The central term in Poetics is mimesis, the relation of the story to the way the world works. This term can be interpreted in two ways. If you read an English translation, you will find the Greek word mimesis translated to mean “copying,” “imitation,” or “representation.” These translations get it half right. While literary art can serve to imitate the world—what Hamlet called holding “the mirror up to nature”—it can also create new worlds. In other words, Aristotle thought that great plays, such as the tragedies of Sophocles, which he discussed in Poetics, created worlds of the imagination. Shakespeare likened this to the way we dream, such as when Prospero, the protagonist in Shakespeare’s The Tempest, says that humans “are such stuff as dreams are made on.” Dream is an apt metaphor because when we dream, without any input from eyes or ears, we create worlds of places, people, and emotions. What a good story does, by means of black marks on the white pages of a novel, or by the actions of a small group of people several yards away on a stage, or by the flickering images on a screen, is to offer the materials—a kind of kit—to start up and run the dream of the story world on your mind. A story is a partnership. The author writes it, and the reader or audience member brings it alive.
The emotions that you experience as you breathe life into a story are related to the characters, but they are not the characters’ emotions. They are yours. How does this happen? How can an artificial world conjure up such real emotions, and what mental capacities do we engage in order to feel those emotions? Brilliant though Aristotle was, his Poetics is curiously silent on this question, as is much of the canon of Western literary theory that followed him.
But other traditions—one of Western psychology, one of Eastern literature—can help shed light on how fiction elicits such empathic responses from us.
MOVING PICTURES
Empathy can be thought of as feeling with someone, or for them. In a recent study using functional magnetic resonance imaging (fMRI) scans of brain activity, Tania Singer and her colleagues showed that a basis for empathy can be identified in the brain. Singer and her colleagues administered electric shocks to volunteers and also gave these volunteers signals when a loved one, present in the next room, was being shocked. In some parts of the volunteers’ brains, activation occurred only when they themselves received a shock, but other parts associated with feeling pain were activated both when the volunteers received a shock and when they knew their loved one was getting a shock. Singer and her colleagues describe this dual activation as the emotional aspect of pain. They argue that their results show that the empathic response that we feel for someone we know and like is the same as the emotional aspect we feel ourselves.

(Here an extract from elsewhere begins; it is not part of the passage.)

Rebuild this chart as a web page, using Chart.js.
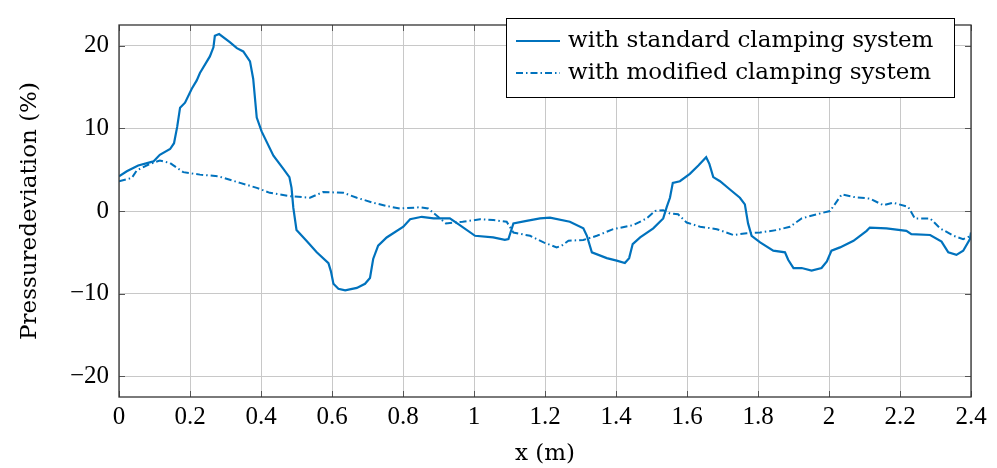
<!DOCTYPE html>
<html><head><meta charset="utf-8">
<script src="https://cdn.jsdelivr.net/npm/chart.js@4"></script>
<style>html,body{margin:0;padding:0;background:#fff}#wrap{width:997px;height:468px}</style>
</head><body><div id="wrap"><canvas id="c" width="997" height="468"></canvas></div>
<script>
const xStd=[0,0.022,0.054,0.097,0.115,0.144,0.155,0.164,0.172,0.186,0.205,0.219,0.228,0.256,0.266,0.270,0.282,0.313,0.332,0.350,0.369,0.378,0.388,0.402,0.435,0.463,0.480,0.486,0.491,0.500,0.528,0.557,0.590,0.597,0.604,0.618,0.637,0.670,0.693,0.707,0.716,0.730,0.754,0.801,0.820,0.853,0.886,0.932,0.960,1.003,1.054,1.087,1.097,1.111,1.148,1.186,1.214,1.270,1.308,1.318,1.332,1.374,1.402,1.425,1.437,1.447,1.468,1.505,1.533,1.543,1.552,1.560,1.580,1.608,1.632,1.654,1.663,1.674,1.693,1.721,1.749,1.763,1.772,1.782,1.806,1.843,1.876,1.885,1.900,1.923,1.951,1.979,1.994,2.007,2.031,2.069,2.106,2.115,2.162,2.218,2.232,2.285,2.317,2.336,2.359,2.378,2.397,2.4];
const yStd=[4.2,4.8,5.5,6.0,6.8,7.5,8.2,10.2,12.5,13.1,14.8,15.8,16.7,18.7,19.8,21.2,21.4,20.4,19.7,19.3,18.1,16.0,11.3,9.6,6.7,5.1,4.1,2.8,0.4,-2.3,-3.6,-5.0,-6.3,-7.3,-8.8,-9.4,-9.6,-9.3,-8.8,-8.1,-5.8,-4.2,-3.2,-1.9,-1.0,-0.7,-0.9,-0.9,-1.7,-3.0,-3.2,-3.5,-3.4,-1.5,-1.2,-0.9,-0.8,-1.3,-2.1,-3.0,-5.0,-5.7,-6.0,-6.3,-5.7,-4.0,-3.2,-2.1,-0.9,0.5,1.6,3.4,3.6,4.5,5.5,6.5,5.7,4.1,3.6,2.6,1.6,0.8,-1.5,-3.0,-3.8,-4.8,-5.0,-5.9,-6.9,-6.9,-7.2,-6.9,-6.1,-4.8,-4.4,-3.6,-2.4,-2.0,-2.1,-2.4,-2.8,-2.9,-3.7,-5.0,-5.3,-4.8,-3.4,-2.6];
const xMod=[0,0.036,0.050,0.087,0.115,0.144,0.181,0.228,0.280,0.341,0.388,0.425,0.482,0.538,0.575,0.632,0.670,0.716,0.754,0.792,0.848,0.871,0.921,0.968,1.017,1.054,1.092,1.111,1.158,1.196,1.233,1.247,1.266,1.308,1.346,1.392,1.449,1.486,1.510,1.533,1.552,1.575,1.599,1.637,1.684,1.730,1.768,1.806,1.853,1.890,1.923,1.965,2.003,2.026,2.036,2.069,2.115,2.153,2.181,2.223,2.242,2.285,2.313,2.351,2.378,2.4];
const yMod=[3.6,4.0,4.9,5.7,6.1,5.8,4.7,4.4,4.2,3.4,2.8,2.2,1.8,1.6,2.3,2.2,1.6,1.0,0.6,0.3,0.45,0.3,-1.5,-1.3,-1.0,-1.1,-1.3,-2.6,-3.0,-3.8,-4.4,-4.2,-3.6,-3.5,-3.0,-2.2,-1.7,-0.9,0.0,0.1,-0.3,-0.4,-1.4,-1.9,-2.2,-2.9,-2.7,-2.6,-2.3,-1.9,-0.9,-0.4,0.0,1.4,2.0,1.7,1.5,0.7,1.0,0.5,-0.9,-0.9,-2.1,-3.0,-3.4,-3.0];
const xTicks=[0,0.2,0.4,0.6,0.8,1,1.2,1.4,1.6,1.8,2,2.2,2.4];
const xTickLabels=['0','0.2','0.4','0.6','0.8','1','1.2','1.4','1.6','1.8','2','2.2','2.4'];
const yTicks=[-20,-10,0,10,20];
const yTickLabels=['\u221220','\u221210','0','10','20'];
const seriesNames=['with standard clamping system','with modified clamping system'];

const FONT='"Liberation Serif", serif';
const WFONT='"DejaVu Serif", "Liberation Serif", serif';
const BLUE='#0072bd';
const DASH=[7,3,1.5,3];

const frame={id:'frame',afterDraw(chart){
  const {ctx,chartArea:a}=chart;
  ctx.save();
  ctx.strokeStyle='#555';ctx.lineWidth=1;
  const L=6;
  ctx.beginPath();
  chart.scales.x.ticks.forEach(t=>{const px=Math.round(chart.scales.x.getPixelForValue(t.value))+0.5;
    ctx.moveTo(px,a.bottom);ctx.lineTo(px,a.bottom-L);ctx.moveTo(px,a.top);ctx.lineTo(px,a.top+L);});
  chart.scales.y.ticks.forEach(t=>{const py=Math.round(chart.scales.y.getPixelForValue(t.value))+0.5;
    ctx.moveTo(a.left,py);ctx.lineTo(a.left+L,py);ctx.moveTo(a.right,py);ctx.lineTo(a.right-L,py);});
  ctx.stroke();
  ctx.strokeStyle='#333';ctx.lineWidth=1.3;
  ctx.strokeRect(a.left,a.top,a.right-a.left,a.bottom-a.top);
  // legend
  const bx=506,by=18,bw=448,bh=79;
  ctx.fillStyle='#fff';ctx.fillRect(bx,by,bw,bh);
  ctx.strokeStyle='#000';ctx.lineWidth=1;ctx.strokeRect(bx+0.5,by+0.5,bw,bh);
  const rows=[by+23,by+55];
  chart.data.datasets.forEach((ds,i)=>{
    ctx.strokeStyle=ds.borderColor;ctx.lineWidth=ds.borderWidth;
    ctx.setLineDash(ds.borderDash||[]);
    ctx.beginPath();ctx.moveTo(bx+10,rows[i]);ctx.lineTo(bx+54,rows[i]);ctx.stroke();
    ctx.setLineDash([]);
    ctx.fillStyle='#000';ctx.font='23px '+WFONT;ctx.textBaseline='middle';ctx.textAlign='left';
    ctx.fillText(ds.label,bx+62,rows[i]);
  });
  ctx.restore();
}};

new Chart(document.getElementById('c'),{
  type:'line',
  data:{datasets:[
    {label:seriesNames[0],data:xStd.map((x,i)=>({x,y:yStd[i]})),borderColor:BLUE,borderWidth:2.2,pointRadius:0,tension:0,fill:false},
    {label:seriesNames[1],data:xMod.map((x,i)=>({x,y:yMod[i]})),borderColor:BLUE,borderWidth:2,borderDash:DASH,pointRadius:0,tension:0,fill:false}
  ]},
  options:{
    responsive:false,animation:false,
    layout:{padding:{top:10,right:26,left:0,bottom:0}},
    plugins:{legend:{display:false},tooltip:{enabled:false}},
    scales:{
      x:{type:'linear',min:0,max:2.4,
        afterBuildTicks:s=>{s.ticks=xTicks.map(v=>({value:v}));},
        afterFit:s=>{s.height=71;},
        ticks:{autoSkip:false,maxRotation:0,padding:5,color:'#000',font:{family:FONT,size:25},
          callback:(v,i)=>xTickLabels[i]},
        grid:{color:'#c8c8c8',lineWidth:1,drawTicks:false},
        border:{display:false},
        title:{display:true,text:'x (m)',color:'#000',font:{family:WFONT,size:23},padding:{top:0,bottom:0}}
      },
      y:{type:'linear',min:-22.5,max:22.5,
        afterBuildTicks:s=>{s.ticks=yTicks.map(v=>({value:v}));},
        afterFit:s=>{s.width=119;},
        ticks:{autoSkip:false,padding:10,color:'#000',font:{family:FONT,size:25},
          callback:(v,i)=>yTickLabels[i]},
        grid:{color:'#c8c8c8',lineWidth:1,drawTicks:false},
        border:{display:false},
        title:{display:true,text:'Pressuredeviation (%)',color:'#000',font:{family:WFONT,size:23},padding:{top:16,bottom:0}}
      }
    }
  },
  plugins:[frame]
});
</script></body></html>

That will ring true for anyone who’s ever been caught up in a play, book, or movie—anyone who has wept for the young lovers in William Shakespeare’s Romeo and Juliet, or with the Joad family in John Steinbeck’s The Grapes of Wrath, or with those who have suffered in Steven Spielberg’s Schindler’s List.
Our fondness for fiction shows that we enjoy feeling with other people, even when sometimes the feelings are negative. In another recent psychological study, Tom Trabasso and Jennifer Chung asked 20 viewers to watch two films, Blade Runner and Vertigo. Each film was stopped at 12 different times. Soon after the beginning of each movie, and again at the end, all the viewers rated their liking for the protagonist and for the antagonist. One set of 10 viewers had the job of saying, at each of the film’s 12 stopping points, how well or how poorly things were going for the protagonist and for the antagonist. These ratings agreed with the experimenters’ own analysis of the characters’ goals and actions. The job of the other set of 10 viewers was to rate what emotions, and of what intensity, they themselves were experiencing at each point where the film was stopped. These viewers experienced more positive emotions at points where things went well for the liked protagonist or badly for the disliked antagonist (as rated by the first set of 10 viewers); they also felt negative emotions when things went badly for the protagonist or well for the antagonist.
So, whenever we read a novel, look at a movie, or even watch a sports match, we tend to cast our lot with someone we find likable. When a favored character in a story does well, we feel pleased; when a disliked character succeeds, we are displeased.
This process seems rather basic. It is rather basic. If this liking for a protagonist were all there was to it, reading fiction and watching dramas would not be much different from going on a roller-coaster ride. Indeed, some books and movies do little more than offer just such an experience. They are called thrillers. But in some books and films, much more can occur. Along with the basic process of empathic identification, we can start to extend ourselves into situations we have never experienced, feel for people very different from ourselves, and begin to understand such people in ways we may have never thought possible. George Eliot, a novelist whose books offer such effects, put it like this:
The greatest benefit we owe to the artist, whether painter, poet, or novelist, is the extension of our sympathies. Appeals founded on generalizations and statistics require a sympathy ready-made, a moral sentiment already in activity; but a picture of human life such as a great artist can give, surprises even the trivial and the selfish into that attention to what is apart from themselves, which may be called the raw material of moral sentiment…. Art is the nearest thing to life; it is a mode of amplifying experience and extending our contact with our fellow-men beyond the bounds of our personal lot.